Of course, many other evils enter in by liturgical disobedience, including the serious injustice of depriving the faithful of licit, and in some cases valid, sacraments, something to which as Catholics they have a right.

Canon 214  The Christian faithful have the right to worship God according to the prescriptions of their own rite approved by the legitimate pastors of the Church, and to follow their own form of spiritual life consonant with the teaching of the Church.

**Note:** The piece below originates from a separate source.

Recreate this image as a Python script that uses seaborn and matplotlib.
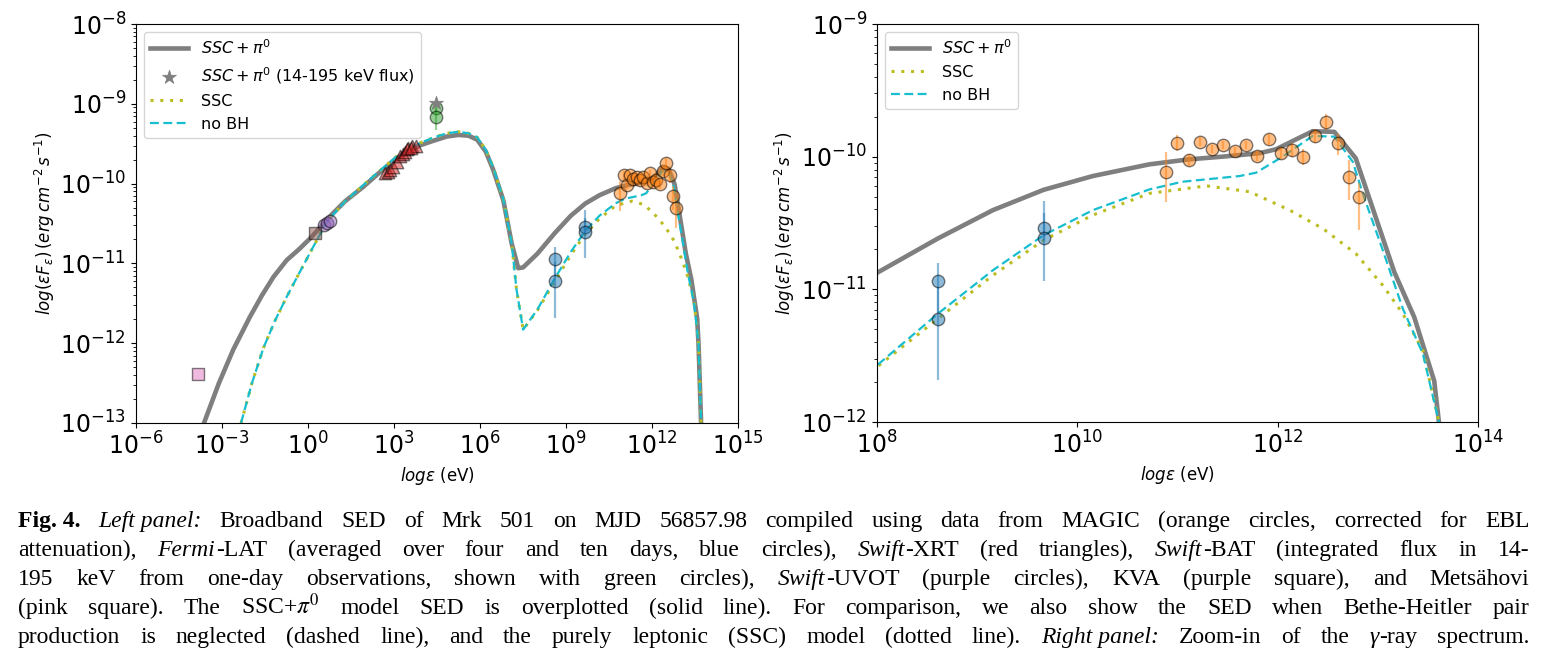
import re
import numpy as np
import pandas as pd
import matplotlib
matplotlib.use("Agg")
import matplotlib.pyplot as plt
import seaborn as sns
from matplotlib.ticker import NullLocator

# ---------------- data (log10 values) ----------------
# SSC + pi0 model (solid gray)
ssc_pi0_logE = [-3.62, -3.1, -2.6, -2.02, -1.6, -1.2, -0.74, -0.3, 0.07, 0.4, 0.77, 1.3, 1.93,
                2.5, 3.09, 3.91, 4.4, 4.84, 5.24, 5.6, 5.9, 6.2, 6.46, 6.81, 7.10, 7.33, 7.50,
                8.0, 8.61, 9.16, 9.665, 10.157, 10.72, 11.12, 11.45, 11.82, 11.985, 12.35,
                12.566, 12.78, 13.165, 13.364, 13.563, 13.61, 13.70]
ssc_pi0_logF = [-13.0, -12.5, -12.08, -11.67, -11.4, -11.17, -10.96, -10.82, -10.69, -10.56, -10.41,
                -10.22, -10.04, -9.86, -9.68, -9.52, -9.46, -9.41, -9.39, -9.40, -9.45, -9.60, -9.83,
                -10.21, -10.75, -11.06, -11.05, -10.877, -10.617, -10.403, -10.25, -10.146,
                -10.058, -10.02, -10.0, -9.974, -9.944, -9.808, -9.813, -10.012, -10.87, -11.21,
                -11.69, -12.0, -13.0]

# no Bethe-Heitler model (dashed cyan)
nobh_logE = [-2.33, -1.95, -1.55, -1.15, -0.74, -0.3, 0.07, 0.4, 0.655, 1.3, 1.93, 2.5, 3.09, 3.91,
             4.4, 4.84, 5.24, 5.6, 5.9, 6.2, 6.46, 6.81, 7.10, 7.27, 7.50, 8.0, 8.61, 9.16, 9.665,
             10.157, 10.72, 11.05, 11.62, 11.785, 12.05, 12.35, 12.566, 12.75, 12.85, 13.05,
             13.25, 13.45, 13.61, 13.70]
nobh_logF = [-13.0, -12.5, -12.06, -11.72, -11.42, -11.12, -10.87, -10.65, -10.48, -10.22, -10.02,
             -9.84, -9.66, -9.49, -9.42, -9.37, -9.35, -9.37, -9.42, -9.58, -9.80, -10.20, -10.75,
             -11.33, -11.83, -11.575, -11.184, -10.856, -10.592, -10.403, -10.247, -10.189,
             -10.146, -10.121, -10.0, -9.844, -9.849, -10.038, -10.277, -10.705, -11.146,
             -11.486, -12.0, -13.0]

# purely leptonic SSC model (dotted olive)
ssc_logE = [-2.33, -1.95, -1.55, -1.15, -0.74, -0.3, 0.07, 0.4, 0.655, 1.3, 1.93, 2.5, 3.09, 3.91,
            4.4, 4.84, 5.24, 5.6, 5.9, 6.2, 6.46, 6.81, 7.10, 7.27, 7.50, 8.0, 8.61, 9.16, 9.665,
            10.157, 10.72, 11.29, 11.72, 12.12, 12.45, 12.78, 13.05, 13.25, 13.45, 13.61, 13.70]
ssc_logF = [-13.0, -12.5, -12.06, -11.72, -11.42, -11.12, -10.87, -10.65, -10.48, -10.22, -10.02,
            -9.84, -9.66, -9.49, -9.42, -9.37, -9.35, -9.37, -9.42, -9.58, -9.80, -10.20, -10.75,
            -11.33, -11.83, -11.587, -11.222, -10.894, -10.63, -10.44, -10.277, -10.22, -10.264,
            -10.403, -10.541, -10.73, -10.97, -11.184, -11.461, -12.0, -13.0]

# MAGIC (orange circles)
magic_logE = [10.888, 11.001, 11.118, 11.230, 11.343, 11.460, 11.573, 11.682, 11.799, 11.918,
              12.031, 12.144, 12.257, 12.374, 12.484, 12.600, 12.716, 12.816]
magic_logF = [-10.118, -9.894, -10.023, -9.887, -9.940, -9.912, -9.957, -9.912, -9.992, -9.869,
              -9.974, -9.949, -10.005, -9.844, -9.738, -9.894, -10.151, -10.305]
magic_logF_lo = [-10.34, -9.955, -10.07, -9.92, -9.97, -9.94, -9.99, -9.94, -10.03, -9.91,
                 -10.02, -10.0, -10.065, -9.90, -9.80, -9.99, -10.327, -10.554]
magic_logF_hi = [-9.962, -9.837, -9.98, -9.855, -9.91, -9.88, -9.925, -9.88, -9.955, -9.83,
                 -9.93, -9.90, -9.945, -9.79, -9.68, -9.83, -10.025, -10.201]

# Fermi-LAT (blue circles)
fermi_logE = [8.61, 8.61, 9.665, 9.665]
fermi_logF = [-10.94, -11.22, -10.54, -10.61]
fermi_logF_lo = [-11.18, -11.68, -10.63, -10.937]
fermi_logF_hi = [-10.80, -10.985, -10.335, -10.426]

# Swift-XRT (red triangles)
xrt_logE = [2.69, 2.80, 2.86, 2.98, 3.09, 3.21, 3.30, 3.38, 3.50, 3.62, 3.77, 3.45, 3.60]
xrt_logF = [-9.87, -9.85, -9.83, -9.79, -9.725, -9.66, -9.63, -9.60, -9.56, -9.53, -9.53, -9.57, -9.55]

# Swift-BAT (green circles) and model flux in 14-195 keV (gray star)
bat_logE = [4.46, 4.46]
bat_logF = [-9.057, -9.17]
bat_logF_lo = [-9.10, -9.33]
bat_logF_hi = [-9.02, -9.05]
star_logE = [4.46]
star_logF = [-8.99]

# Swift-UVOT (purple circles), KVA (brown square), Metsahovi (pink square)
uvot_logE = [0.55, 0.68, 0.78]
uvot_logF = [-10.52, -10.49, -10.47]
kva_logE = [0.25]
kva_logF = [-10.615]
metsa_logE = [-3.84]
metsa_logF = [-12.39]

# "~" marks a space kept inside one text piece
caption_lines = [
    "**Fig.~4.** *Left~panel:* Broadband SED of Mrk 501 on MJD 56857.98 compiled using data from MAGIC (orange circles, corrected for EBL",
    "attenuation), *Fermi*-LAT (averaged over four and ten days, blue circles), *Swift*-XRT (red triangles), *Swift*-BAT (integrated flux in 14-",
    "195 keV from one-day observations, shown with green circles), *Swift*-UVOT (purple circles), KVA (purple square), and Metsähovi",
    "(pink square). The SSC+$\\pi^0$ model SED is overplotted (solid line). For comparison, we also show the SED when Bethe-Heitler pair",
    "production is neglected (dashed line), and the purely leptonic (SSC) model (dotted line). *Right~panel:* Zoom-in of the *γ*-ray spectrum.",
]

# ---------------- figure ----------------
W, H = 1543, 663
fig = plt.figure(figsize=(W / 100, H / 100), dpi=100)


def px_axes(x0, y0, x1, y1):
    return fig.add_axes([x0 / W, 1 - y1 / H, (x1 - x0) / W, (y1 - y0) / H])


axL = px_axes(135.7, 24, 738.4, 423)
axR = px_axes(876.7, 24, 1478, 422)


def P(a):
    return 10.0 ** np.asarray(a, dtype=float)


def points(ax, le, lf, color, marker, size, lo=None, hi=None):
    x, y = P(le), P(lf)
    if lo is not None:
        ax.errorbar(x, y, yerr=[y - P(lo), P(hi) - y], fmt="none", ecolor=color,
                    alpha=0.5, elinewidth=1.6, zorder=3)
    sns.scatterplot(x=x, y=y, ax=ax, color=color, marker=marker, s=size, alpha=0.5,
                    edgecolor="k", linewidth=1.0, zorder=4, legend=False)


def draw(ax, with_star):
    sns.lineplot(x=P(ssc_pi0_logE), y=P(ssc_pi0_logF), ax=ax, color="#7f7f7f", lw=3.3,
                 sort=False, estimator=None, label=r"$SSC+\pi^0$", zorder=2)
    if with_star:
        sns.scatterplot(x=P(star_logE), y=P(star_logF), ax=ax, color="#7f7f7f", marker="*",
                        s=110, linewidth=0.5, edgecolor="#7f7f7f",
                        label=r"$SSC+\pi^0$ (14-195 keV flux)", zorder=5)
    sns.lineplot(x=P(ssc_logE), y=P(ssc_logF), ax=ax, color="#bcbd22", lw=2.2,
                 linestyle=(0, (1, 2.2)), sort=False, estimator=None, label="SSC", zorder=2)
    sns.lineplot(x=P(nobh_logE), y=P(nobh_logF), ax=ax, color="#17becf", lw=1.6,
                 linestyle=(0, (4, 2)), sort=False, estimator=None, label="no BH", zorder=2)

    points(ax, magic_logE, magic_logF, "#ff7f0e", "o", 80, magic_logF_lo, magic_logF_hi)
    points(ax, fermi_logE, fermi_logF, "#1f77b4", "o", 80, fermi_logF_lo, fermi_logF_hi)
    if with_star:
        points(ax, xrt_logE, xrt_logF, "#d62728", "^", 80)
        points(ax, bat_logE, bat_logF, "#2ca02c", "o", 80, bat_logF_lo, bat_logF_hi)
        points(ax, uvot_logE, uvot_logF, "#9467bd", "o", 80)
        points(ax, kva_logE, kva_logF, "#8c564b", "s", 75)
        points(ax, metsa_logE, metsa_logF, "#e377c2", "s", 75)

    ax.set_xscale("log")
    ax.set_yscale("log")
    ax.set_xlabel(r"$log\epsilon$ (eV)", fontsize=12)
    ax.set_ylabel(r"$log(\epsilon F_\epsilon)\,(erg\,cm^{-2}\,s^{-1})$", fontsize=12)
    ax.tick_params(axis="both", which="major", labelsize=17)
    ax.xaxis.set_minor_locator(NullLocator())
    h, l = ax.get_legend_handles_labels()
    ax.legend(h, l, loc="upper left", fontsize=11.5, handlelength=2.4)


draw(axL, True)
axL.set_xlim(1e-6, 1e15)
axL.set_ylim(1e-13, 1e-8)
axL.set_xticks(10.0 ** np.arange(-6, 16, 3))
axL.xaxis.set_minor_locator(NullLocator())
axL.yaxis.set_label_coords(-0.130, 0.5)

draw(axR, False)
axR.set_xlim(1e8, 1e14)
axR.set_ylim(1e-12, 1e-9)
axR.set_xticks(10.0 ** np.arange(8, 15, 2))
axR.xaxis.set_minor_locator(NullLocator())
axR.yaxis.set_label_coords(-0.132, 0.5)

# ---------------- caption (justified, mixed styles, one text per word piece) ----------------
def parse(line):
    segs = []
    for m in re.finditer(r"\*\*(.+?)\*\*|\*(.+?)\*|([^*]+)", line):
        if m.group(1):
            segs.append((m.group(1), "bold"))
        elif m.group(2):
            segs.append((m.group(2), "italic"))
        else:
            segs.append((m.group(3), "normal"))
    words = [[]]
    for txt, st in segs:
        parts = txt.split(" ")
        for i, p in enumerate(parts):
            if i > 0:
                words.append([])
            if p:
                words[-1].append((p.replace("~", " "), st))
    return [w for w in words if w]


fam = ["Liberation Serif", "DejaVu Serif"]
renderer = fig.canvas.get_renderer()
FS = 17.0


def style_kw(st):
    kw = dict(fontsize=FS, family=fam, math_fontfamily="stix")
    if st == "bold":
        kw["weight"] = "bold"
    if st == "italic":
        kw["style"] = "italic"
    return kw


def measure(txt, st):
    t = fig.text(0, 0, txt, **style_kw(st))
    w = t.get_window_extent(renderer).width
    t.remove()
    return w


L, R = 18, 1530
base0, step = 527, 29
for k, line in enumerate(caption_lines):
    ws = parse(line)
    widths = [[measure(t, s) + 0.6 for t, s in w] for w in ws]
    total = sum(sum(w) for w in widths)
    gap = (R - L - total) / (len(ws) - 1)
    x = L
    yb = base0 + k * step
    for w, wl in zip(ws, widths):
        for (t, s), wt in zip(w, wl):
            fig.text(x / W, 1 - yb / H, t, va="baseline", ha="left", **style_kw(s))
            x += wt
        x += gap

fig.savefig("out.png", dpi=100)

When these evils occur they have the right, and even the responsibility, to make their voices heard.

Canon 212
  1.  The Christian faithful, conscious of their own responsibility, are bound by Christian obedience to follow what the sacred pastors, as representatives of Christ, declare as teachers of the faith or determine as leaders of the Church.
  2. The Christian faithful are free to make known their needs, especially spiritual ones, and their desires to the pastors of the Church.
  3. In accord with the knowledge, competence and preeminence which they possess, they have the right and even at times a duty to manifest to the sacred pastors their opinion on matters which pertain to the good of the Church, and they have a right to make their opinion known to the other Christian faithful, with due regard for the integrity of faith and morals and reverence toward their pastors, and with consideration of the common good and dignity of persons.